Each line that holds the word "this" should be returned.

A run of records:
┄┄┄┄┄┄

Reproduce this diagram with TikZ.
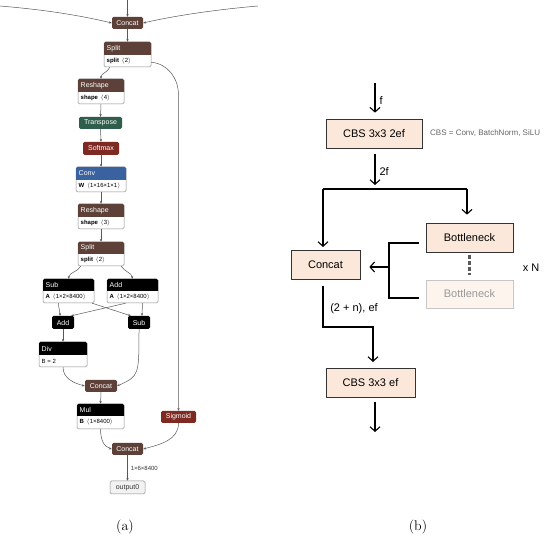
\documentclass[tikz,border=0pt]{standalone}
\usepackage{fontspec}
\newfontfamily\lsans{Liberation Sans}
\usetikzlibrary{arrows.meta,fit}
\definecolor{hbrown}{HTML}{5D4037}
\definecolor{hgreen}{HTML}{2F5E4C}
\definecolor{hred}{HTML}{7E2A22}
\definecolor{hblue}{HTML}{3A62A0}
\definecolor{peach}{HTML}{FCE8DA}
\definecolor{peachlt}{HTML}{FDF4EE}
\tikzset{
  obody/.style={draw=black!45, fill=white, rounded corners=1.5pt, inner sep=0pt, line width=0.5pt},
  ohead/.style={rounded corners=1.5pt, inner sep=0pt, draw=none},
  htext/.style={font=\lsans\fontsize{7}{7}\selectfont, text=white, inner sep=0pt},
  btext/.style={font=\lsans\fontsize{6}{6}\selectfont, text=black, inner sep=0pt},
  aedge/.style={draw=black!65, line width=0.5pt, -{Stealth[length=2.8pt,width=2.4pt]}},
  bbox/.style={draw=black!80, fill=peach, line width=0.7pt, font=\lsans\fontsize{11}{13}\selectfont, inner sep=0pt},
  bfade/.style={draw=black!22, fill=peachlt, line width=0.7pt, text=black!40, font=\lsans\fontsize{11}{13}\selectfont, inner sep=0pt},
  barr/.style={draw=black, line width=1.1pt, -{Straight Barb[length=4.5pt,width=10pt,line width=1.1pt]}},
  bline/.style={draw=black, line width=1.1pt},
  blab/.style={font=\lsans\fontsize{11}{13}\selectfont, inner sep=0pt},
  dotline/.style={draw=black!65, line width=2.2pt, dash pattern=on 3.5pt off 2.5pt},
  captext/.style={font=\fontsize{14}{16}\selectfont, inner sep=0pt}
}
\newcommand\opbox[9]{%
  \node[obody, fit={(#2,-#3)(#4,-#5)}] (#1) {};
  \begin{scope}
    \clip (#2,-#3) rectangle (#4,-#6);
    \fill[#7, rounded corners=1.5pt] (#2,-#3) rectangle (#4,-#5);
  \end{scope}
  \node[htext, anchor=west] at ({#2+2.5},{-(#3+#6)/2}) {#8};
  \node[btext, anchor=west] at ({#2+2.5},{-(#6+#5)/2}) {#9};
}
\newcommand\opone[7]{%
  \node[ohead, fill=#6, fit={(#2,-#3)(#4,-#5)}, label={[htext]center:#7}] (#1) {};
}
\begin{document}
\begin{tikzpicture}[x=1pt,y=1pt]
\useasboundingbox[fill=white] (0,0) rectangle (550,-540);
% ---------- panel (a) ----------
\opone{concatA}{112}{17}{143}{29}{hbrown}{Concat}
\opbox{splitA}{104}{42}{151}{67}{55}{hbrown}{Split}{\textbf{split}\, $\langle$2$\rangle$}
\opbox{reshapeA}{78}{79}{124}{104}{92}{hbrown}{Reshape}{\textbf{shape}\, $\langle$4$\rangle$}
\opone{transp}{79}{117}{122}{129}{hgreen}{Transpose}
\opone{softmax}{83}{142}{119}{155}{hred}{Softmax}
\opbox{conv}{76}{167}{126}{192}{180}{hblue}{Conv}{\textbf{W}\, $\langle$1×16×1×1$\rangle$}
\opbox{reshapeB}{78}{204}{124}{229}{217}{hbrown}{Reshape}{\textbf{shape}\, $\langle$3$\rangle$}
\opbox{splitB}{78}{242}{124}{266}{254}{hbrown}{Split}{\textbf{split}\, $\langle$2$\rangle$}
\opbox{subA}{43}{279}{94}{303}{291}{black}{Sub}{\textbf{A}\, $\langle$1×2×8400$\rangle$}
\opbox{addA}{107}{279}{158}{303}{291}{black}{Add}{\textbf{A}\, $\langle$1×2×8400$\rangle$}
\opone{addS}{52}{316}{74}{329}{black}{Add}
\opone{subS}{128}{316}{150}{329}{black}{Sub}
\opbox{div}{39}{342}{87}{367}{355}{black}{Div}{B = 2}
\opone{concatB}{85}{380}{117}{392}{hbrown}{Concat}
\opbox{mul}{77}{404}{124}{429}{416}{black}{Mul}{\textbf{B}\, $\langle$1×8400$\rangle$}
\opone{sigmoid}{161}{411}{196}{423}{hred}{Sigmoid}
\opone{concatC}{112}{443}{143}{455}{hbrown}{Concat}
\node[obody, fill=black!5, draw=black!45, fit={(110,-481)(145,-494)},
  label={[htext, text=black!80]center:output0}] (out0) {};

\coordinate (inL) at (0,-6);
\coordinate (inR) at (258,-6);
\coordinate (inT) at (127.5,0);
\draw[aedge] (inT) -- (concatA.north);
\draw[aedge] (inL) .. controls (60,-11) and (95,-19) .. (concatA.west);
\draw[aedge] (inR) .. controls (200,-11) and (160,-19) .. (concatA.east);
\draw[aedge] (concatA.south) -- (splitA.north);
\draw[aedge] ([xshift=6pt]splitA.south west) to[out=-110,in=90] (reshapeA.north);
\draw[aedge] ([yshift=5pt]splitA.south east) to[out=-5,in=90] (178.5,-95) -- (sigmoid.north);
\draw[aedge] (reshapeA.south) -- (transp.north);
\draw[aedge] (transp.south) -- (softmax.north);
\draw[aedge] (softmax.south) -- (conv.north);
\draw[aedge] (conv.south) -- (reshapeB.north);
\draw[aedge] (reshapeB.south) -- (splitB.north);
\draw[aedge] ([xshift=3pt]splitB.south west) to[out=-120,in=80] (subA.north);
\draw[aedge] ([xshift=-3pt]splitB.south east) to[out=-60,in=100] (addA.north);
\draw[aedge] ([xshift=-10pt]subA.south) to[out=-90,in=90] ([xshift=-3pt]addS.north);
\draw[aedge] ([xshift=-2pt]subA.south east) -- ([xshift=3pt]subS.north west);
\draw[aedge] ([xshift=-7pt]addA.south) -- ([xshift=-3pt]addS.north east);
\draw[aedge] ([xshift=10pt]addA.south) to[out=-90,in=90] ([xshift=3pt]subS.north);
\draw[aedge] (addS.south) -- (div.north);
\draw[aedge] (div.south) to[out=-90,in=165] (concatB.west);
\draw[aedge] (subS.south) .. controls (139,-376) .. (concatB.east);
\draw[aedge] (concatB.south) -- (mul.north);
\draw[aedge] (mul.south) to[out=-90,in=165] (concatC.west);
\draw[aedge] (sigmoid.south) to[out=-90,in=15] (concatC.east);
\draw[aedge] (concatC.south) -- node[btext, anchor=west, pos=0.5, xshift=3pt, text=black!80] {1×6×8400} (out0.north);
\node[captext] (capa) at (125,-527) {(a)};

% ---------- panel (b) ----------
\node[bbox, minimum width=96pt, minimum height=29pt] (cbs1) at (374,-133.5) {CBS 3x3 2ef};
\node[blab, anchor=west, text=black!60, font=\lsans\fontsize{8}{9}\selectfont] (note) at (430,-133) {CBS = Conv, BatchNorm, SiLU};
\node[bbox, minimum width=69pt, minimum height=29pt] (concat) at (325.5,-264.5) {Concat};
\node[bbox, minimum width=87pt, minimum height=29pt] (bn1) at (469.5,-237.5) {Bottleneck};
\node[bfade, minimum width=87pt, minimum height=28pt] (bn2) at (469.5,-294) {Bottleneck};
\node[bbox, minimum width=89pt, minimum height=29pt] (cbs2) at (370.5,-382.5) {CBS 3x3 ef};
\node[blab] (xn) at (531,-268) {x N};

\coordinate (fin) at (375,-83);
\draw[barr, shorten >=6pt] (fin) -- node[blab, anchor=west, xshift=4pt] {f} (fin |- cbs1.north);
\coordinate (sp) at (375,-189);
\draw[barr, shorten >=4pt] ([xshift=1pt, yshift=-6pt]cbs1.south) -- node[blab, anchor=west, xshift=4pt] {2f} (sp);
\draw[bline] (sp) -- (323,-189);
\draw[barr, shorten >=3pt] (323,-189) -- (323,-250);
\draw[bline] (sp) -- (467,-189);
\draw[barr, shorten >=8pt] (467,-189) -- (bn1.north -| 467,0);
\draw[dotline] ([yshift=-3pt]bn1.south) -- ([yshift=5pt]bn2.north);
\coordinate (bkt) at (389,-243);
\coordinate (bkb) at (389,-298);
\coordinate (bkm) at (389,-267);
\draw[bline] ([xshift=-7pt]bn1.west |- bkt) -- (bkt) -- (bkb) -- ([xshift=-7pt]bn2.west |- bkb);
\draw[barr, shorten >=9pt] (bkm) -- (bkm -| concat.east);
\coordinate (cb) at (323,-327);
\draw[barr, shorten >=6pt] (323,-286) -- (cb) -- (373,-327) -- (373,-368);
\node[blab] (lab2n) at (354,-309) {(2 + n), ef};
\coordinate (fout) at (375,-432);
\draw[barr] (375,-402) -- (fout);
\node[captext] (capb) at (418,-527) {(b)};
\end{tikzpicture}
\end{document}
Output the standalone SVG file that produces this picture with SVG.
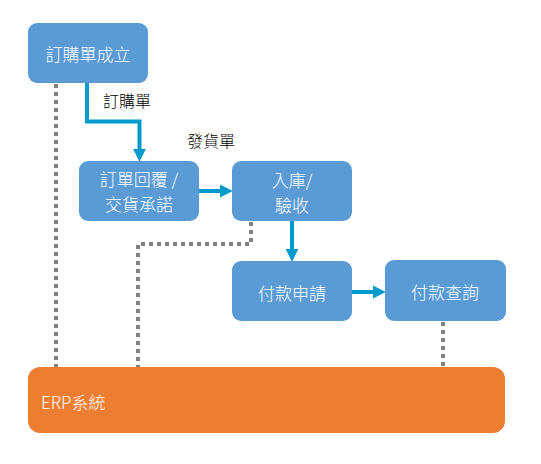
<svg xmlns="http://www.w3.org/2000/svg" width="541" height="464" viewBox="0 0 541 464">
<style>
.box{fill:#5B9BD5;}
.erp{fill:#ED7D31;}
.bt{fill:#ffffff;font-family:"Noto Sans CJK TC","Noto Sans CJK SC",sans-serif;font-size:17px;font-weight:300;text-anchor:middle;dominant-baseline:central;}
.lbl{fill:#000000;font-family:"Noto Sans CJK TC","Noto Sans CJK SC",sans-serif;font-size:16px;font-weight:300;dominant-baseline:central;}
.dot{fill:none;stroke:#808080;stroke-width:4;stroke-dasharray:4 4;}
.flow{fill:none;stroke:#009ACD;stroke-width:4;}
</style>
<defs>
<marker id="ah" markerWidth="4" markerHeight="4" refX="0" refY="2" orient="auto" markerUnits="strokeWidth" viewBox="0 0 4 4">
<path d="M0,0.4 L3.2,2 L0,3.6 Z" fill="#009ACD"/>
</marker>
</defs>
<g id="connectors">
<path class="dot" d="M56,84 V367"/>
<path class="dot" d="M251,222 V244 H138 V367"/>
<path class="dot" d="M443,322 V367"/>
<path class="flow" d="M87,83 V121.5 H139.5 V149" marker-end="url(#ah)"/>
<path class="flow" d="M199,191 H220" marker-end="url(#ah)"/>
<path class="flow" d="M292,221 V249" marker-end="url(#ah)"/>
<path class="flow" d="M352,292 H373" marker-end="url(#ah)"/>
<text class="lbl" x="103" y="100">訂購單</text>
<text class="lbl" x="187" y="140">發貨單</text>
</g>
<g id="n1"><rect class="box" x="28" y="23" width="120" height="60" rx="9"/><text class="bt" x="88" y="53">訂購單成立</text></g>
<g id="n2"><rect class="box" x="79" y="161" width="120" height="60" rx="9"/><text class="bt" x="139" y="178.5">訂單回覆 /</text><text class="bt" x="139" y="203.5">交貨承諾</text></g>
<g id="n3"><rect class="box" x="232" y="161" width="120" height="60" rx="9"/><text class="bt" x="292" y="179">入庫/</text><text class="bt" x="292" y="204">驗收</text></g>
<g id="n4"><rect class="box" x="232" y="261" width="120" height="60" rx="9"/><text class="bt" x="292" y="292">付款申請</text></g>
<g id="n5"><rect class="box" x="385" y="260" width="121" height="61" rx="9"/><text class="bt" x="445" y="291">付款查詢</text></g>
<g id="erp"><rect class="erp" x="28" y="367" width="477" height="66" rx="12"/><text class="bt" x="41" y="401" style="text-anchor:start">ERP系統</text></g>
</svg>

┄┄┄┄┄┄

- _EXERCISE ANSWER_
Reproduce this diagram with TikZ.
Output the standalone SVG file that produces this picture with SVG.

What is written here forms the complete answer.